Mulheres, relaxem. Quando seu parceiro vier com aquele papo de que não entende o sexo feminino, que mulher é muito complicada e vive de TPM, dê de ombros. O problema não é só hormonal. As mulheres são muito mais complexas do que se imaginava, mas a culpa é da genética, mais especificamente do cromossomo X.

Dois estudos publicados na semana passada na revista britânica Nature esquentam a guerra dos sexos. Ao sequenciar o cromossomo sexual X, pesquisadores americanos identificaram 1.098 genes ativos. Descobriram que as mulheres têm 15% mais genes do que os homens e por isso produzem doses mais elevadas de certas proteínas. Nesse intrincado quebra-cabeça genético suspeita-se que estariam guardados os mistérios capazes de explicar algumas das diferenças na biologia e no comportamento de homens e mulheres. Nesse quesito, o sexo frágil sai na frente.

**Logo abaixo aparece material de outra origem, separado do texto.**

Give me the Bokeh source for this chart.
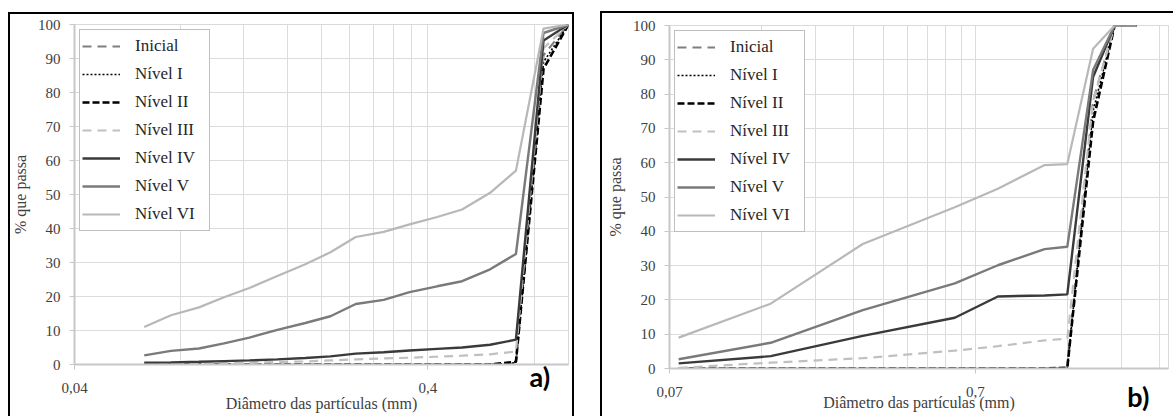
from bokeh.plotting import figure
from bokeh.models import (FixedTicker, CustomJSTickFormatter, Legend, LegendItem, LogAxis)
from bokeh.embed import file_html
from bokeh.resources import INLINE

# ---------------- data ----------------
series_names = ["Inicial", "Nível I", "Nível II", "Nível III", "Nível IV", "Nível V", "Nível VI"]

# panel a) sieve openings (mm)
diam_a = [0.063, 0.075, 0.09, 0.106, 0.125, 0.15, 0.18, 0.212, 0.25, 0.3, 0.355,
          0.425, 0.5, 0.6, 0.71, 0.85, 1.0]
inicial_a = [0, 0, 0, 0, 0, 0, 0, 0, 0, 0, 0, 0, 0, 0, 0.3, 91, 100]
nivel1_a = [0, 0, 0, 0, 0, 0, 0, 0, 0, 0, 0, 0, 0, 0, 0.5, 89, 100]
nivel2_a = [0, 0, 0, 0, 0, 0, 0, 0, 0, 0, 0, 0, 0, 0, 0.8, 87, 100]
nivel3_a = [0.1, 0.2, 0.3, 0.4, 0.5, 0.7, 0.9, 1.2, 1.5, 1.8, 2.0, 2.3, 2.6, 3.0, 3.8, 93, 100]
nivel4_a = [0.5, 0.6, 0.8, 1.0, 1.2, 1.5, 1.9, 2.4, 3.2, 3.6, 4.1, 4.6, 5.0, 5.8, 7.3, 95.3, 100]
nivel5_a = [2.7, 4.0, 4.7, 6.2, 7.9, 10.2, 12.2, 14.2, 17.8, 19.0, 21.3, 23.0, 24.5, 28.0, 32.5, 97.5, 100]
nivel6_a = [11.0, 14.5, 16.8, 19.8, 22.5, 26.0, 29.5, 33.0, 37.5, 39.0, 41.2, 43.4, 45.6, 50.5, 57.0, 98.8, 100]

# panel b) sieve openings (mm)
diam_b = [0.075, 0.15, 0.3, 0.6, 0.83, 1.18, 1.4, 1.7, 2.0, 2.36]
inicial_b = [0, 0, 0, 0, 0, 0, 0.1, 78, 100, 100]
nivel1_b = [0, 0, 0, 0, 0, 0, 0.1, 75, 100, 100]
nivel2_b = [0, 0, 0, 0, 0, 0, 0.2, 72, 100, 100]
nivel3_b = [0.2, 1.7, 3.0, 5.2, 6.5, 8.2, 8.7, 78, 100, 100]
nivel4_b = [1.5, 3.6, 9.5, 14.8, 21.0, 21.3, 21.6, 85, 100, 100]
nivel5_b = [2.7, 7.5, 17.0, 24.8, 30.1, 34.8, 35.5, 87, 100, 100]
nivel6_b = [9.0, 18.9, 36.3, 47.0, 52.4, 59.3, 59.6, 93.2, 100, 100]

y_ticks = [0, 10, 20, 30, 40, 50, 60, 70, 80, 90, 100]
x_ticks_a = [0.04, 0.4, 4.0]
x_ticks_b = [0.07, 0.7, 7.0]
x_title = "Diâmetro das partículas (mm)"
y_title = "% que passa"

# ---------------- styles ----------------
styles = [
    dict(line_color="#7f7f7f", line_width=2.2, line_dash="9 6"),
    dict(line_color="#000000", line_width=1.6, line_dash="2 2"),
    dict(line_color="#000000", line_width=2.6, line_dash="7 3"),
    dict(line_color="#c0c0c0", line_width=2.2, line_dash="9 6"),
    dict(line_color="#3a3a3a", line_width=2.4),
    dict(line_color="#7a7a7a", line_width=2.4),
    dict(line_color="#b8b8b8", line_width=2.2),
]

SERIF = "Liberation Serif"
TXT = "#404040"


def tag_axis(x_pos, tag, tag_standoff, title_standoff):
    """Second bottom axis without line or ticks: carries the panel tag and the x title."""
    ax = LogAxis(ticker=FixedTicker(ticks=[x_pos], minor_ticks=[]),
                 formatter=CustomJSTickFormatter(code="return %r;" % tag))
    ax.axis_line_color = None
    ax.major_tick_line_color = None
    ax.minor_tick_line_color = None
    ax.major_tick_out = 0
    ax.major_tick_in = 0
    ax.major_label_standoff = tag_standoff
    ax.major_label_text_font = "Lato"
    ax.major_label_text_font_size = "27px"
    ax.major_label_text_font_style = "bold"
    ax.major_label_text_color = "#000000"
    ax.axis_label = x_title
    ax.axis_label_standoff = title_standoff
    ax.axis_label_text_font = SERIF
    ax.axis_label_text_font_size = "16px"
    ax.axis_label_text_font_style = "normal"
    ax.axis_label_text_color = TXT
    return ax


def make_panel(diam, series, x_range, major, width, height, css, mb,
               tick_standoff, tag, tag_x, tag_standoff, title_standoff):
    p = figure(width=width, height=height, x_axis_type="log", x_range=x_range, y_range=(0, 100),
               output_backend="svg", toolbar_location=None,
               min_border_left=mb[0], min_border_right=mb[1],
               min_border_top=mb[2], min_border_bottom=mb[3],
               styles=css)
    p.background_fill_color = "white"
    p.border_fill_color = None
    p.outline_line_color = "#d9d9d9"
    p.outline_line_width = 1

    minors = []
    for m in major[:-1]:
        for k in range(2, 10):
            minors.append(m * k)
    p.xaxis.ticker = FixedTicker(ticks=major, minor_ticks=minors)
    p.yaxis.ticker = FixedTicker(ticks=y_ticks)
    p.xaxis.formatter = CustomJSTickFormatter(
        code="var s = Number(tick.toPrecision(6)).toString(); return s.replace('.', ',');")

    for ax in (p.xaxis[0], p.yaxis[0]):
        ax.axis_line_color = "#c8c8c8"
        ax.axis_line_width = 2
        ax.major_tick_line_color = "#c8c8c8"
        ax.major_tick_out = 5
        ax.major_tick_in = 0
        ax.minor_tick_line_color = None
        ax.major_label_text_font = SERIF
        ax.major_label_text_font_size = "15px"
        ax.major_label_text_color = TXT
        ax.major_label_standoff = 9
    p.xaxis.major_label_standoff = tick_standoff
    p.yaxis.axis_label = y_title
    p.yaxis.axis_label_text_font = SERIF
    p.yaxis.axis_label_text_font_style = "normal"
    p.yaxis.axis_label_text_font_size = "16px"
    p.yaxis.axis_label_text_color = TXT
    p.yaxis.axis_label_standoff = 6

    p.xgrid.grid_line_color = "#dcdcdc"
    p.xgrid.minor_grid_line_color = "#dcdcdc"
    p.ygrid.grid_line_color = "#dcdcdc"

    items = []
    for name, ys, st in zip(series_names, series, styles):
        r = p.line(diam, ys, **st)
        items.append(LegendItem(label=name, renderers=[r]))

    leg = Legend(items=items, location="top_left", margin=5, padding=2, spacing=0,
                 glyph_width=38, glyph_height=28, label_height=28, label_width=72,
                 label_standoff=15,
                 label_text_font=SERIF, label_text_font_size="17px", label_text_color="#262626",
                 border_line_color="#7f7f7f", border_line_width=1.2,
                 background_fill_color="white", background_fill_alpha=1)
    p.add_layout(leg, "center")

    p.add_layout(tag_axis(tag_x, tag, tag_standoff, title_standoff), "below")
    return p


css_a = {"position": "absolute", "left": "8px", "top": "12px",
         "box-shadow": "inset 2px 2px 0 0 #000000, inset -2px 0 0 0 #000000"}
css_b = {"position": "absolute", "left": "600px", "top": "11px",
         "box-shadow": "inset 2px 2px 0 0 #000000"}

p1 = make_panel(diam_a, [inicial_a, nivel1_a, nivel2_a, nivel3_a, nivel4_a, nivel5_a, nivel6_a],
                (0.04, 1.0), x_ticks_a, 566, 404, css_a, (66, 6, 12, 52),
                13, "a)", 0.83, -36, -1)
p2 = make_panel(diam_b, [inicial_b, nivel1_b, nivel2_b, nivel3_b, nivel4_b, nivel5_b, nivel6_b],
                (0.07, 3.0), x_ticks_b, 573, 405, css_b, (69, 5, 14, 48),
                13, "b)", 2.39, -20, -22)

open("out.html", "w").write(file_html([p1, p2], INLINE))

Durante a evolução humana, o cromossomo masculino, o Y, perdeu terreno
para o feminino, o X. Atualmente, o Y tem um terço do tamanho do X e possui
apenas 100 genes ativos, principalmente usados na formação e no funcionamento dos testículos. As outras funções do organismo dos homens vêm do cromossomo
X, herdado de suas mães. O achado é tão importante que os próprios
pesquisadores sugerem ser preciso lidar com dois genomas distintos, um
para os homens e outro para as mulheres.

Todo ser humano possui 46 cromossomos, que se agrupam em pares em cada célula do corpo. Dentro dos cromossomos ficam os genes que compõem o DNA, a molécula na qual estão as informações genéticas de um indivíduo e que funciona como uma receita da vida. Desse conjunto de cromossomos, dois são sexuais. Na mulher eles se expressam como XX e nos homens, como XY. Como nas mulheres eles aparecem em dobro, a própria evolução se encarregou de desativar um dos X para que houvesse um equilíbrio natural entre os sexos.

A chave dessa complexidade está justamente nesse X adormecido. Sabia-se que alguns de seus genes entravam em ação apenas quando a cópia, localizada no outro X, apresentava defeito. “É como se a mulher, ao nascer, recebesse duas chaves para abrir uma porta. Mesmo se ela perder uma delas, ainda assim vai conseguir abrir a porta. O homem só recebe uma chave”, diz Emmanuel Dias Neto, geneticista do Instituto de Psiquiatria da Universidade de São Paulo (USP). Isso explica por que muitas doenças características do cromossomo X só se expressam nos homens, como hemofilia, distrofia muscular e daltonismo.

Ao analisarem o comportamento genético de 40 voluntárias, porém, o que os cientistas descobriram é que 25% dos genes que deveriam estar desligados estão mais ativos do que nunca, fabricando proteínas responsáveis por coordenar e executar as funções do organismo. Outros 10% dos genes se expressam de maneira diferente entre as próprias mulheres. Apenas 75% dos genes estão permanentemente inativos. Significa que as mulheres possuem entre 200 e 300 genes a mais do que os homens. “Os efeitos desses genes do cromossomo X inativo podem explicar algumas das diferenças que não são atribuídas aos hormônios sexuais”, diz Laura Carrel, pesquisadora da Universidade do Estado da Pensilvânia e uma das autoras do estudo.

Receita – Apesar da importância da descoberta, ainda é cedo para saber o que significa na prática essa duplicidade de ações da genética feminina. Isso pode trazer tanto boas quanto más respostas. Afinal, imagina-se que um gene que vem duplicado no organismo feminino possa causar algum tipo de desordem genética. Ou não. “É como se para um mesmo bolo a mulher usasse o dobro de alguns ingredientes usados pelos homens”, exemplifica Emmanuel Neto.

De qualquer forma, a expectativa é grande. Os cientistas esperam conhecer o funcionamento das doenças nos dois sexos e ainda produzir medicamentos que respeitem essa diversidade. “Poderemos entender como pessoas de uma família com a mesma mutação genética apresentam doenças com quadros tão diferentes”, diz a geneticista Mayana Zatz. Como se vê, de sexo frágil a mulher não tem nada.